What is expected: Reproduce each line of the material exactly, minus any picture.

Material provided:
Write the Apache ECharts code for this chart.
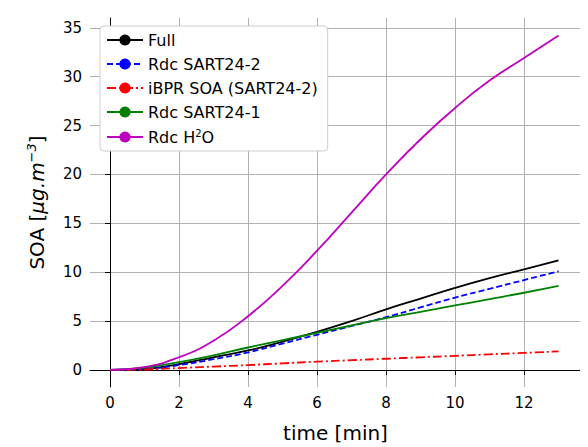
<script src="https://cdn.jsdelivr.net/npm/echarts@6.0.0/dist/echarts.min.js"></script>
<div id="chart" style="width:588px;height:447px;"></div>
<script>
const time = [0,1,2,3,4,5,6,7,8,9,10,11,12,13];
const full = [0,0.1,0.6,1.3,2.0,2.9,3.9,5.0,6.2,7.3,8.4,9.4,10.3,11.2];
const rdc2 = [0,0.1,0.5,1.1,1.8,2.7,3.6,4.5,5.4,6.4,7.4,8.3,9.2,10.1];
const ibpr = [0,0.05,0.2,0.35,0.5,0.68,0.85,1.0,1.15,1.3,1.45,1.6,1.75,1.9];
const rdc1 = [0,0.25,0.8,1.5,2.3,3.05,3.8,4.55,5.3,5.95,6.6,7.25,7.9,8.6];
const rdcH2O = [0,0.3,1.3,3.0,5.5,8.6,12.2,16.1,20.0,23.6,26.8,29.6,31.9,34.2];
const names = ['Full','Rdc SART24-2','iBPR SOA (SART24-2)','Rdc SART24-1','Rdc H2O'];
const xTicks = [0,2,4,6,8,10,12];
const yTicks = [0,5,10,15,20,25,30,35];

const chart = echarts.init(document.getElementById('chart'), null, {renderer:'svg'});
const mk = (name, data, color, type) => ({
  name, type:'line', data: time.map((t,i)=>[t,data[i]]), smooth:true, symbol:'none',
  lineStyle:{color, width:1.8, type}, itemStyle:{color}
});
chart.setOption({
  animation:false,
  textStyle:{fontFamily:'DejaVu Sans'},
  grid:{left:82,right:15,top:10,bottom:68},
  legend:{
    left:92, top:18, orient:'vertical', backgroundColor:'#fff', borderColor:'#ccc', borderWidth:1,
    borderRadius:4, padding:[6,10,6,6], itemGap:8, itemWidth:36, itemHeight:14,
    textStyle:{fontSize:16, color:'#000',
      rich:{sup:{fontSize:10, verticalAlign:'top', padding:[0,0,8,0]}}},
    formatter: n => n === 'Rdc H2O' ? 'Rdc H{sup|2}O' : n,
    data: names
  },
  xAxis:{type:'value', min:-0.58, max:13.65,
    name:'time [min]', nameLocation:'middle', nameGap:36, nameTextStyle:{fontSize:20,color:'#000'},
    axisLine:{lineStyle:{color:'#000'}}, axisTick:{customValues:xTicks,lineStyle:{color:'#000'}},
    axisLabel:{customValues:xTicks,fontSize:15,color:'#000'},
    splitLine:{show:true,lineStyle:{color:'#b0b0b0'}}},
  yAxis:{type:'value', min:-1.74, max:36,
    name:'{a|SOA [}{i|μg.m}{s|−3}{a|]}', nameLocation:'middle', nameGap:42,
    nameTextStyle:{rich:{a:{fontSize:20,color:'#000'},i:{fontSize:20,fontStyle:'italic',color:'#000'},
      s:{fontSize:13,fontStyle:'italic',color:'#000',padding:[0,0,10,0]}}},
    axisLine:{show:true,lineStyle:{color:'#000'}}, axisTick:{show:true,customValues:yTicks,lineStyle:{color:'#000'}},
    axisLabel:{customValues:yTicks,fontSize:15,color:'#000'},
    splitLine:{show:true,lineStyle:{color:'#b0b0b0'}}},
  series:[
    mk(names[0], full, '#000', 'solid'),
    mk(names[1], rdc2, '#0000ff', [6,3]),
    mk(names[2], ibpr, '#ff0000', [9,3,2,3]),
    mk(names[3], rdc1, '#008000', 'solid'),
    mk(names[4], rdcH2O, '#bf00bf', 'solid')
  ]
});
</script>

Worked answer:
Write the Apache ECharts code for this chart.
<script src="https://cdn.jsdelivr.net/npm/echarts@6.0.0/dist/echarts.min.js"></script>
<div id="chart" style="width:588px;height:447px;"></div>
<script>
const time = [0,1,2,3,4,5,6,7,8,9,10,11,12,13];
const full = [0,0.1,0.6,1.3,2.0,2.9,3.9,5.0,6.2,7.3,8.4,9.4,10.3,11.2];
const rdc2 = [0,0.1,0.5,1.1,1.8,2.7,3.6,4.5,5.4,6.4,7.4,8.3,9.2,10.1];
const ibpr = [0,0.05,0.2,0.35,0.5,0.68,0.85,1.0,1.15,1.3,1.45,1.6,1.75,1.9];
const rdc1 = [0,0.25,0.8,1.5,2.3,3.05,3.8,4.55,5.3,5.95,6.6,7.25,7.9,8.6];
const rdcH2O = [0,0.3,1.3,3.0,5.5,8.6,12.2,16.1,20.0,23.6,26.8,29.6,31.9,34.2];
const names = ['Full','Rdc SART24-2','iBPR SOA (SART24-2)','Rdc SART24-1','Rdc H2O'];
const xTicks = [0,2,4,6,8,10,12];
const yTicks = [0,5,10,15,20,25,30,35];

const chart = echarts.init(document.getElementById('chart'), null, {renderer:'svg'});
const mk = (name, data, color, type) => ({
  name, type:'line', data: time.map((t,i)=>[t,data[i]]), smooth:true, symbol:'none',
  lineStyle:{color, width:1.8, type}, itemStyle:{color}
});
chart.setOption({
  animation:false,
  textStyle:{fontFamily:'DejaVu Sans'},
  grid:{left:82,right:15,top:10,bottom:68},
  legend:{
    left:92, top:18, orient:'vertical', backgroundColor:'#fff', borderColor:'#ccc', borderWidth:1,
    borderRadius:4, padding:[6,10,6,6], itemGap:8, itemWidth:36, itemHeight:14,
    textStyle:{fontSize:16, color:'#000',
      rich:{sup:{fontSize:10, verticalAlign:'top', padding:[0,0,8,0]}}},
    formatter: n => n === 'Rdc H2O' ? 'Rdc H{sup|2}O' : n,
    data: names
  },
  xAxis:{type:'value', min:-0.58, max:13.65,
    name:'time [min]', nameLocation:'middle', nameGap:36, nameTextStyle:{fontSize:20,color:'#000'},
    axisLine:{lineStyle:{color:'#000'}}, axisTick:{customValues:xTicks,lineStyle:{color:'#000'}},
    axisLabel:{customValues:xTicks,fontSize:15,color:'#000'},
    splitLine:{show:true,lineStyle:{color:'#b0b0b0'}}},
  yAxis:{type:'value', min:-1.74, max:36,
    name:'{a|SOA [}{i|μg.m}{s|−3}{a|]}', nameLocation:'middle', nameGap:42,
    nameTextStyle:{rich:{a:{fontSize:20,color:'#000'},i:{fontSize:20,fontStyle:'italic',color:'#000'},
      s:{fontSize:13,fontStyle:'italic',color:'#000',padding:[0,0,10,0]}}},
    axisLine:{show:true,lineStyle:{color:'#000'}}, axisTick:{show:true,customValues:yTicks,lineStyle:{color:'#000'}},
    axisLabel:{customValues:yTicks,fontSize:15,color:'#000'},
    splitLine:{show:true,lineStyle:{color:'#b0b0b0'}}},
  series:[
    mk(names[0], full, '#000', 'solid'),
    mk(names[1], rdc2, '#0000ff', [6,3]),
    mk(names[2], ibpr, '#ff0000', [9,3,2,3]),
    mk(names[3], rdc1, '#008000', 'solid'),
    mk(names[4], rdcH2O, '#bf00bf', 'solid')
  ]
});
</script>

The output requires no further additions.